On the topic of on-screen depictions of Jewish people, the JWC leaders hope to see an increase in antisemitism sensitivity training within studios. They are also looking to see—and tell—stories that show the breadth and diversity of Jewish communities from around the world.
Moss cites the nearly 12 percent of Jews living in America who are “Jews of color” and the nearly 50% of Sephardic Jews who came from places other than eastern Europe.
“When I talk about the diversity of the Jewish experience globally, you have to look at that part of the world, the middle east and North Africa, to really understand that’s a huge part of our story,” Moss said. “You have to look at Morocco and Yemen, Ethiopia and India. Jewish communities lived there for millennia. There is all of this really vast experience that is not reflected in the way people talk about us in the news media and the way people write about us in scripted shows.”
When I talk about the diversity of the Jewish experience globally, you have to look at that part of the world, the middle east and North Africa, to really understand that’s a huge part of our story.
- Patrick Moss
Character-wise, Moss, Signer and Schapira say they have all seen plenty of depictions that they maintain embrace negative stereotypes. By contrast, the JWC leaders feel recent series like Fleishman is in Trouble and The Marvelous Mrs. Maisel have celebrated their characters, foibles and all. Schapira pointed to You Are So Not Invited to My Bat Miztvah, a film that celebrated Jewish joy and Jewish identity in “the best possible way.” Signer seconded the endorsement, as that Netflix film was shot at the Toronto synagogue where he had both his bar mitzvah and his wedding.
“We’re not at all interested in policing creativity,” said Signer. “We’re writers. We want to write what we want to write. We just want to say, ‘Hey there’s more to us.’ Most writers I know are always looking to bring interesting, diverse characters to the screen, and hopefully that can include a diversity of Jewish characters.”
Fair and accurate representation is something that should extend across all genres. As Moss was working on a recent episode of BMF, he advocated for a character he was writing to be Jewish.
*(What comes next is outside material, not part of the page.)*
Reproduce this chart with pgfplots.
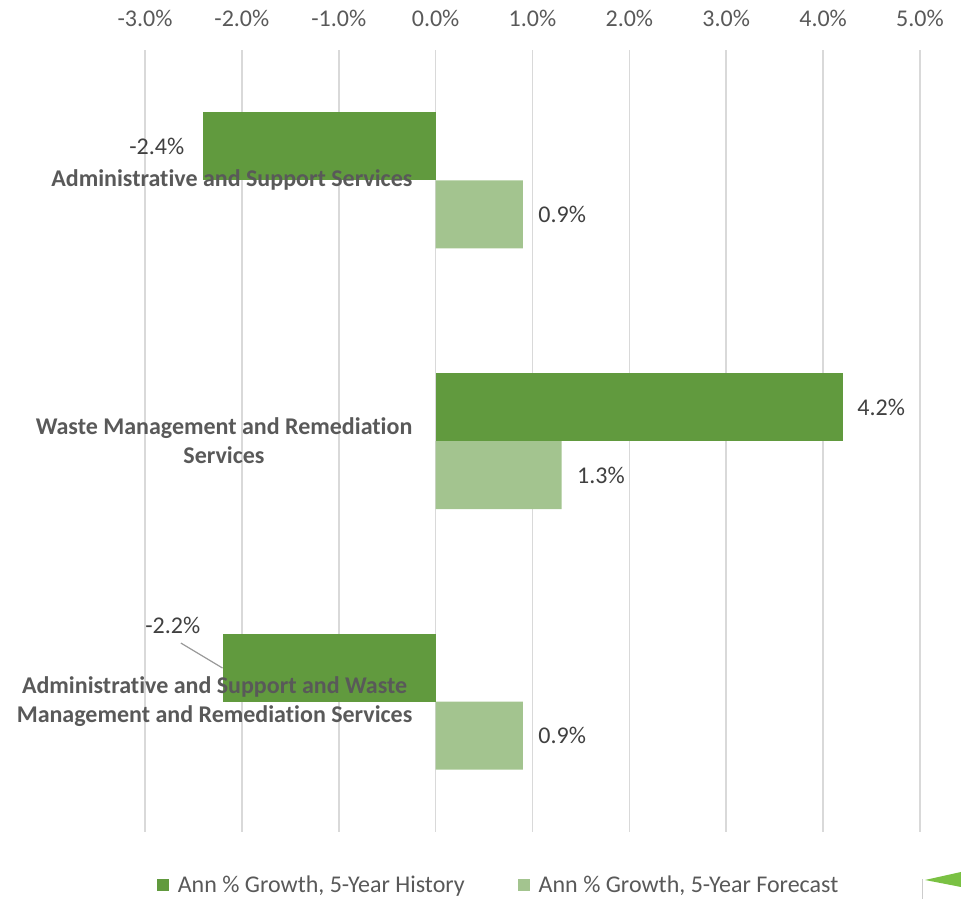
\documentclass[border=0pt]{standalone}
\usepackage{pgfplots}
\pgfplotsset{compat=1.18}
\usepackage{fontspec}
\setmainfont{Carlito}[Ligatures=NoCommon]
\definecolor{hist}{HTML}{619A3E}
\definecolor{fore}{HTML}{A3C48F}
\definecolor{txt}{HTML}{595959}
\definecolor{lbl}{HTML}{404040}
\definecolor{gridc}{HTML}{D9D9D9}
\begin{document}
\begin{tikzpicture}
\useasboundingbox (0,0) rectangle (720.75pt,674.25pt);
\begin{axis}[
  at={(108.75pt,50.25pt)}, anchor=south west,
  scale only axis, width=581.25pt, height=586.5pt,
  xmin=-3, xmax=5, ymin=-0.5, ymax=2.5, y dir=reverse,
  axis line style={draw=none},
  major tick length=0pt,
  xtick={-3,-2,-1,0,1,2,3,4,5},
  xticklabel pos=upper,
  xticklabel={\pgfmathprintnumber[fixed,fixed zerofill,precision=1,assume math mode=true]{\tick}\%},
  xticklabel style={font=\fontsize{18}{21}\selectfont, text=txt, yshift=14.25pt},
  xmajorgrids, grid style={gridc, line width=1.3pt},
  ytick=\empty,
  xbar, bar width=0.261, bar shift=0pt,
  point meta=x,
  nodes near coords={\pgfmathprintnumber[fixed,fixed zerofill,precision=1,assume math mode=true]{\pgfplotspointmeta}\%},
  every node near coord/.append style={font=\fontsize{18}{21}\selectfont, text=lbl, inner sep=0pt},
  legend style={at={(0.4568,0)}, yshift=-39.75pt, anchor=center, draw=none, fill=none,
     font=\fontsize{18}{21}\selectfont, text=txt, legend columns=2,
     /tikz/every odd column/.append style={column sep=4.5pt},
     /tikz/every even column/.append style={column sep=38pt}},
  legend image code/.code={\fill[#1] (0pt,-4.5pt) rectangle (9pt,4.5pt);},
  legend cell align=left,
  clip=false,
]
\addplot[fill=hist, draw=none, every node near coord/.append style={anchor=west, xshift=11pt}]
  coordinates {(4.2,0.8695)};
\addplot[fill=fore, draw=none, every node near coord/.append style={anchor=west, xshift=11.5pt}]
  coordinates {(0.9,0.1305) (1.3,1.1305) (0.9,2.1305)};
\addplot[forget plot, fill=hist, draw=none, every node near coord/.append style={anchor=east, xshift=-14pt}]
  coordinates {(-2.4,-0.1305)};
\addplot[forget plot, fill=hist, draw=none, every node near coord/.append style={anchor=east, xshift=-16.5pt, yshift=32pt}]
  coordinates {(-2.2,1.8695)};
\draw[color=gray!80, line width=0.9pt] (axis cs:-2.63,1.775) -- (axis cs:-2.2,1.871);
\legend{Ann \% Growth{,} 5-Year History, Ann \% Growth{,} 5-Year Forecast}
\begin{scope}[every node/.style={anchor=east, inner sep=0pt, xshift=-17.25pt, align=center,
     font=\fontsize{18}{21.75}\selectfont\bfseries, text=txt}]
\node at (axis cs:0,0) {Administrative and Support Services};
\node at (axis cs:0,1) {Waste Management and Remediation\\Services};
\node at (axis cs:0,2) {Administrative and Support and Waste\\Management and Remediation Services};
\end{scope}
\end{axis}
\fill[color={rgb,255:red,122;green,193;blue,67}] (693.75pt,14.25pt) -- (720.75pt,20.25pt) -- (720.75pt,9pt) -- cycle;
\draw[color=gray!40, line width=0.5pt] (691.5pt,0pt) -- (691.5pt,15pt);
\end{tikzpicture}
\end{document}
The character was the son of a Holocaust survivor and had his father’s Auschwitz prisoner number tattooed on his own arm, a practice that some relatives of survivors are engaging in in real life.
“There is a discussion—a very quick one—about what those numbers mean and why and how it translates to the main characters, and I was supported in it,” Moss said. “It’s not my show, it’s not a Jewish show, but I was able to insert something of me in it that I felt was really important.”
Looking to the future, the JWC leaders are encouraged by the turnout at their first meetings, at the interest in developing a mentorship program, and in finding ways to get together creatively and socially.
“It’s about connecting people,” Signer said. “We don’t want everything to be about reacting to difficult things that are happening. Yes, that’s something we will be dealing with, but we also want to have a Chanukah party in December. It would be great to start having Shabbat dinners that members are inviting their families and other families to and getting to socialize.”
“We’re still getting our feet wet here, and figuring out everything as we’re part of this ever-changing landscape,” added Schapira, “but we’re just so delighted to be part of the WGAW family and work with all the other committees as we move forward.”